**Material provided**.
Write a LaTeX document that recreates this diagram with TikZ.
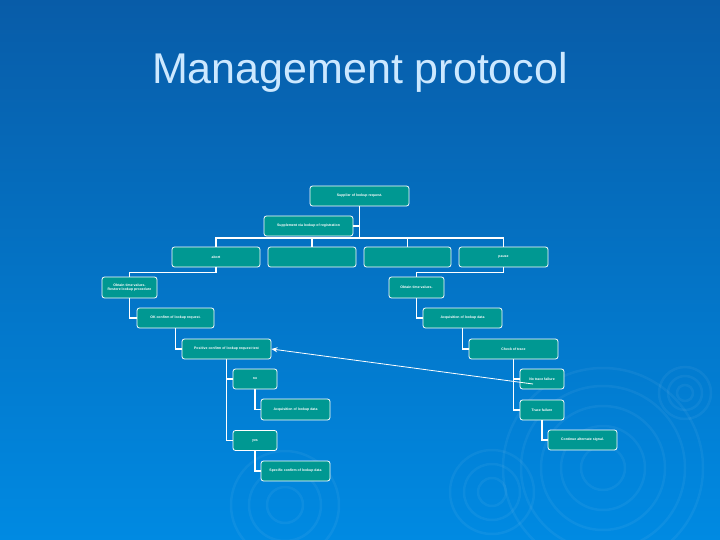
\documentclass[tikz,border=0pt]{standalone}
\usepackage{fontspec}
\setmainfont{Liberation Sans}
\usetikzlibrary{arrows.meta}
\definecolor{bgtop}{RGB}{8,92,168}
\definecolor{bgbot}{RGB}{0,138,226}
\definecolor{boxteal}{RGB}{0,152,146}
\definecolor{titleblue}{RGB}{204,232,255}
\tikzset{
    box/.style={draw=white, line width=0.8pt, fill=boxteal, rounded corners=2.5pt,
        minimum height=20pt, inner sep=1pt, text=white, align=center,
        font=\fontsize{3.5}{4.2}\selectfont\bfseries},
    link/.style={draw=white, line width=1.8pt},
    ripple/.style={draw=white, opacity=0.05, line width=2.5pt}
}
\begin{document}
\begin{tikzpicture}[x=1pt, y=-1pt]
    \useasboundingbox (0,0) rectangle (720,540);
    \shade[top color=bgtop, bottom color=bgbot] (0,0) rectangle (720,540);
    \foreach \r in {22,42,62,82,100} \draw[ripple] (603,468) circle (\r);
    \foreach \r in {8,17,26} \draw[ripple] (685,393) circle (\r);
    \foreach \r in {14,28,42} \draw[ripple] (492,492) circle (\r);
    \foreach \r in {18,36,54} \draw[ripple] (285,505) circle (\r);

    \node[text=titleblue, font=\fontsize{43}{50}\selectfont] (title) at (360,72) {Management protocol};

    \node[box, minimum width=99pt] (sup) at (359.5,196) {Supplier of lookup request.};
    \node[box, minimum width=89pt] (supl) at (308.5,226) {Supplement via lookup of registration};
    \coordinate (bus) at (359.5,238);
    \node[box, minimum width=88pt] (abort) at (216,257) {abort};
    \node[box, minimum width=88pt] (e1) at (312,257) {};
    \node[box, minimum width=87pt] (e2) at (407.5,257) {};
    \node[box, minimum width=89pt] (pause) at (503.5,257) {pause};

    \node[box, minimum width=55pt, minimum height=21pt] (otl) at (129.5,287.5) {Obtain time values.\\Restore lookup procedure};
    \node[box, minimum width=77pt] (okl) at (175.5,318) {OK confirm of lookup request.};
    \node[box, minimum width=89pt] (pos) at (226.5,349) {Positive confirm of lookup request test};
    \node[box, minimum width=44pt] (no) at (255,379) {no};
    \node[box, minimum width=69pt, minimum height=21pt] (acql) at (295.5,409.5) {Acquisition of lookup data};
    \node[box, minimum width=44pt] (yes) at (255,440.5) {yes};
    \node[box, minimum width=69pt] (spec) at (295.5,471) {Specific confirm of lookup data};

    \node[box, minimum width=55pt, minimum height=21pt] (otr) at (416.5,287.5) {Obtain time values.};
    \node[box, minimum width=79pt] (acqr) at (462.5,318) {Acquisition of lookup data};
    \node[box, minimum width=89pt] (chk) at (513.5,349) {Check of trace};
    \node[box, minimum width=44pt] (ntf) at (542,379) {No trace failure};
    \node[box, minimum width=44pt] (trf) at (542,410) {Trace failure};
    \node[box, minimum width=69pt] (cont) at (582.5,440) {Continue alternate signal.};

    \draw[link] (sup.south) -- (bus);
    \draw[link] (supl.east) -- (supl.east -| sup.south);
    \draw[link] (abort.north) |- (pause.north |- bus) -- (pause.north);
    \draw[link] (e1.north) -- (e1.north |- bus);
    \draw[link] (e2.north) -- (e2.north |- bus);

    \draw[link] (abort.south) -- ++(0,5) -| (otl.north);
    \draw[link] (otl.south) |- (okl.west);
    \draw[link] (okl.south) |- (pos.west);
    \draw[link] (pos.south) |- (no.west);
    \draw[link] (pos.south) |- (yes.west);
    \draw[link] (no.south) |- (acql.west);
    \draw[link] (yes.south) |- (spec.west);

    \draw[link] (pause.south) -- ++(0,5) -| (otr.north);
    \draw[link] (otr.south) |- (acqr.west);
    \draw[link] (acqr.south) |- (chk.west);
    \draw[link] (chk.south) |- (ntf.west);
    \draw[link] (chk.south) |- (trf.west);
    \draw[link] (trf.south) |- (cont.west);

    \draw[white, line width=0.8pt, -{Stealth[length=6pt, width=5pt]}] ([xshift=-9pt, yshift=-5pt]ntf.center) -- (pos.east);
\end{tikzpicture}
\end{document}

**Set exercise**.
Every line of the data should be copied as it stands, without the images.

**Answer to the task**.
Write a LaTeX document that recreates this diagram with TikZ.
\documentclass[tikz,border=0pt]{standalone}
\usepackage{fontspec}
\setmainfont{Liberation Sans}
\usetikzlibrary{arrows.meta}
\definecolor{bgtop}{RGB}{8,92,168}
\definecolor{bgbot}{RGB}{0,138,226}
\definecolor{boxteal}{RGB}{0,152,146}
\definecolor{titleblue}{RGB}{204,232,255}
\tikzset{
    box/.style={draw=white, line width=0.8pt, fill=boxteal, rounded corners=2.5pt,
        minimum height=20pt, inner sep=1pt, text=white, align=center,
        font=\fontsize{3.5}{4.2}\selectfont\bfseries},
    link/.style={draw=white, line width=1.8pt},
    ripple/.style={draw=white, opacity=0.05, line width=2.5pt}
}
\begin{document}
\begin{tikzpicture}[x=1pt, y=-1pt]
    \useasboundingbox (0,0) rectangle (720,540);
    \shade[top color=bgtop, bottom color=bgbot] (0,0) rectangle (720,540);
    \foreach \r in {22,42,62,82,100} \draw[ripple] (603,468) circle (\r);
    \foreach \r in {8,17,26} \draw[ripple] (685,393) circle (\r);
    \foreach \r in {14,28,42} \draw[ripple] (492,492) circle (\r);
    \foreach \r in {18,36,54} \draw[ripple] (285,505) circle (\r);

    \node[text=titleblue, font=\fontsize{43}{50}\selectfont] (title) at (360,72) {Management protocol};

    \node[box, minimum width=99pt] (sup) at (359.5,196) {Supplier of lookup request.};
    \node[box, minimum width=89pt] (supl) at (308.5,226) {Supplement via lookup of registration};
    \coordinate (bus) at (359.5,238);
    \node[box, minimum width=88pt] (abort) at (216,257) {abort};
    \node[box, minimum width=88pt] (e1) at (312,257) {};
    \node[box, minimum width=87pt] (e2) at (407.5,257) {};
    \node[box, minimum width=89pt] (pause) at (503.5,257) {pause};

    \node[box, minimum width=55pt, minimum height=21pt] (otl) at (129.5,287.5) {Obtain time values.\\Restore lookup procedure};
    \node[box, minimum width=77pt] (okl) at (175.5,318) {OK confirm of lookup request.};
    \node[box, minimum width=89pt] (pos) at (226.5,349) {Positive confirm of lookup request test};
    \node[box, minimum width=44pt] (no) at (255,379) {no};
    \node[box, minimum width=69pt, minimum height=21pt] (acql) at (295.5,409.5) {Acquisition of lookup data};
    \node[box, minimum width=44pt] (yes) at (255,440.5) {yes};
    \node[box, minimum width=69pt] (spec) at (295.5,471) {Specific confirm of lookup data};

    \node[box, minimum width=55pt, minimum height=21pt] (otr) at (416.5,287.5) {Obtain time values.};
    \node[box, minimum width=79pt] (acqr) at (462.5,318) {Acquisition of lookup data};
    \node[box, minimum width=89pt] (chk) at (513.5,349) {Check of trace};
    \node[box, minimum width=44pt] (ntf) at (542,379) {No trace failure};
    \node[box, minimum width=44pt] (trf) at (542,410) {Trace failure};
    \node[box, minimum width=69pt] (cont) at (582.5,440) {Continue alternate signal.};

    \draw[link] (sup.south) -- (bus);
    \draw[link] (supl.east) -- (supl.east -| sup.south);
    \draw[link] (abort.north) |- (pause.north |- bus) -- (pause.north);
    \draw[link] (e1.north) -- (e1.north |- bus);
    \draw[link] (e2.north) -- (e2.north |- bus);

    \draw[link] (abort.south) -- ++(0,5) -| (otl.north);
    \draw[link] (otl.south) |- (okl.west);
    \draw[link] (okl.south) |- (pos.west);
    \draw[link] (pos.south) |- (no.west);
    \draw[link] (pos.south) |- (yes.west);
    \draw[link] (no.south) |- (acql.west);
    \draw[link] (yes.south) |- (spec.west);

    \draw[link] (pause.south) -- ++(0,5) -| (otr.north);
    \draw[link] (otr.south) |- (acqr.west);
    \draw[link] (acqr.south) |- (chk.west);
    \draw[link] (chk.south) |- (ntf.west);
    \draw[link] (chk.south) |- (trf.west);
    \draw[link] (trf.south) |- (cont.west);

    \draw[white, line width=0.8pt, -{Stealth[length=6pt, width=5pt]}] ([xshift=-9pt, yshift=-5pt]ntf.center) -- (pos.east);
\end{tikzpicture}
\end{document}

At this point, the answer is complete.